Umat Hindu merayakan Hari Raya Galungan bersamaan dengan Kuningan setelahnya. Galungan adalah kemenangan dharama melawan adharma, kebaikan melawan keburukan (hal yang tidak baik). Segala suatu hal yang kurang baik, yang dimiliki manusia itulah yang berusaha dikendalikan. Hal ini disampaikan oleh ketua Parisadha Hindu Dharma Indonesia (PHDI) Jatim, Nyoman Anom Medhiana.
Falsafah Agama Hindu di dalamnya dikenal istilah Sad Ripu. Berasal dari kata sad yang berarti enam dan ripu yang berarti musuh. Secara harfiah Sad Ripu berarti enam musuh yang harus dikalahkan setiap manusia. Musuh tersebut berasal dari dalam diri manusia itu sendiri.
Sebagaimana penjelasan Nyoman, keenam musuh tersebut yakni, pertama Kama berarti nafsu atau keinginan yang tidak terkendali. Musuh terberat yang harus dikalahkan, seperti halnya keserakahan manusia terhadap harta benda yang dimilikinya, hingga dapat menyebabkan keinginan yang tidak terkendali semacam korupsi. Kedua, Krodha yang berarti kemarahan. Musuh yang harus dikendalikan, sebab kerap melahurkan masalah dan emosional negatif.

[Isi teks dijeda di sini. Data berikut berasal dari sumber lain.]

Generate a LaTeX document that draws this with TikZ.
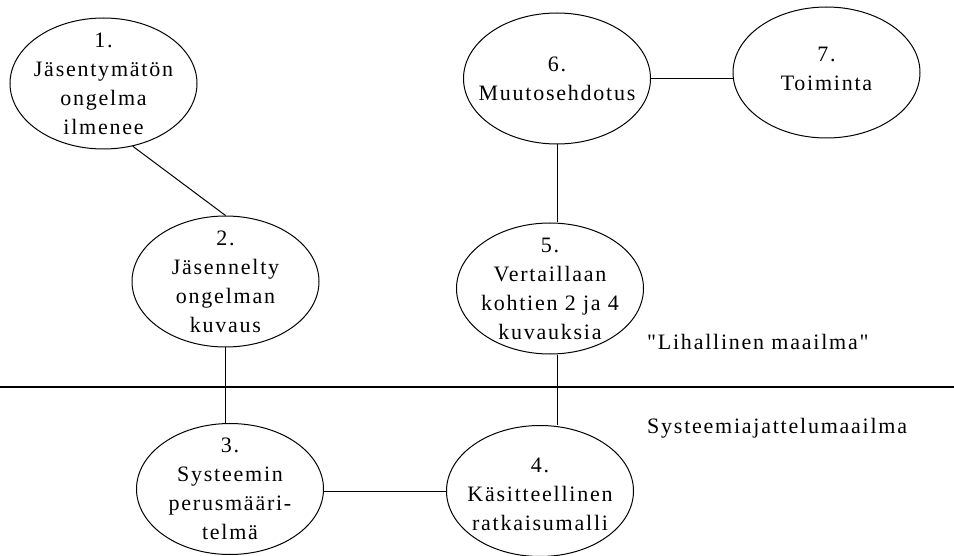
\documentclass[tikz,border=0pt]{standalone}
\usepackage{fontspec}
\newfontfamily\diagfont[LetterSpace=8]{Liberation Serif}
\usetikzlibrary{shapes.geometric}
\tikzset{
  ebox/.style={draw=black, line width=1pt, ellipse, minimum width=187pt, minimum height=131pt, inner sep=0pt},
  etext/.style={align=center, inner sep=0pt, font={\diagfont\fontsize{22}{29}\selectfont}},
  conn/.style={draw=black, line width=1pt},
  divider/.style={draw=black, line width=2.8pt},
  worldlabel/.style={anchor=west, inner sep=0pt, font={\diagfont\fontsize{22}{29}\selectfont}}
}
\begin{document}
\begin{tikzpicture}[x=1pt,y=-1pt]
\useasboundingbox[fill=white] (0,0) rectangle (954,556);
% ellipses
\node[ebox] (e1) at (103.5,83.5) {};
\node[ebox] (e2) at (225.5,281.5) {};
\node[ebox] (e5) at (550,288.5) {};
\node[ebox] (e6) at (557,78.5) {};
\node[ebox] (e7) at (826.5,72.5) {};
\node[ebox] (e3) at (230,489) {};
\node[ebox] (e4) at (540,491) {};
% texts
\node[etext] (t1) at (e1) {1.\\Jäsentymätön\\ongelma\\ilmenee};
\node[etext] (t2) at (e2) {2.\\Jäsennelty\\ongelman\\kuvaus};
\node[etext] (t5) at (e5) {5.\\Vertaillaan\\kohtien 2 ja 4\\kuvauksia};
\node[etext] (t6) at (e6) {6.\\Muutosehdotus};
\node[etext] (t7) at ([yshift=4pt]e7.center) {7.\\Toiminta};
\node[etext] (t3) at (e3) {3.\\Systeemin\\perusmääri-\\telmä};
\node[etext] (t4) at ([yshift=-3pt]e4.center) {4.\\Käsitteellinen\\ratkaisumalli};
% world labels
\node[worldlabel] (w1) at (647,342) {"Lihallinen maailma"};
\node[worldlabel] (w2) at (647,428) {Systeemiajattelumaailma};
% divider
\coordinate (dl) at (0,387);
\coordinate (dr) at (954,387);
\draw[divider] (dl) -- (dr);
% connectors
\draw[conn] (e1.-65) -- (e2.north);
\draw[conn] (e2.south) -- (e2.south |- e3.north);
\draw[conn] (e6.south) -- (e6.south |- e5.north);
\draw[conn] (e5.south -| e6.south) -- (e4.north -| e6.south);
\draw[conn] (e6.east) -- (e6.east -| e7.west);
\draw[conn] (e4.west -| e3.east) -- (e4.west);
\end{tikzpicture}
\end{document}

Ketiga, Mada yang berarti mabuk. Mabuk dianalogikan dengan suatu hal yang tinggi derajatnya, semisal gila akan jabatannya, mabuk terhadap harta kekayaannya dan kepintarannya, hingga tidak lagi mengamalkan ilmunya. Keempat, Moha berarti kebingungan, yang dapat menyebabkan pikiran menjadi gelap sehingga tidak mampu berpikir jernih. Membuat seorang tidak dapat membedakan hal baik buruk.
Kelima, Lobha yang berarti tamak atau rakus. Bersifat negatif sehingga dapat merugikan orang lain. Seperti halnya sifat tidak puas dengan yang dimiliki sehingga bisa menyebabkan kejahatan seperti mencuri, merampok dan lain sebagainya. Keenam, Matsarya yang berarti iri hati terhadap orang yang lebih mampu, sehingga menimbulkan rasa benci.
Hari Raya Galungan sendiri dirayakan umat Hindu setiap 210 hari sekali, menggunakan kalender Bali atau tujuh bulan sekali dalam penanggalan masehi. Diawali oleh Pandita yang melakukan pembersihan untuk menetralisir lokasi upacara dari roh jahat. Biasanya ditandai dengan beberapa orang berkeliling lokasi membawa persembahan. Hal ini berlaku pada lokasi upacara ataupun di sekitarnya.
Matahari makin condong, sangkakala mendengung dengan iringan alat musik tradisional dari bambu yang ditabuh. Langit mulai melegam dan upacara akan segera usai. Sementara itu, Pandita masih memanjatkan doa bersamaan jemaah yang menadahkan tangannya di depan kening dengan hikmat. Angin menjadi lebih dingin dan dedaunan berhenti berjatuhan. Sebagian jemaah mulai bergilir pulang dan sebagian yang lain masih memilih tetap di pura berbincang satu sama lain.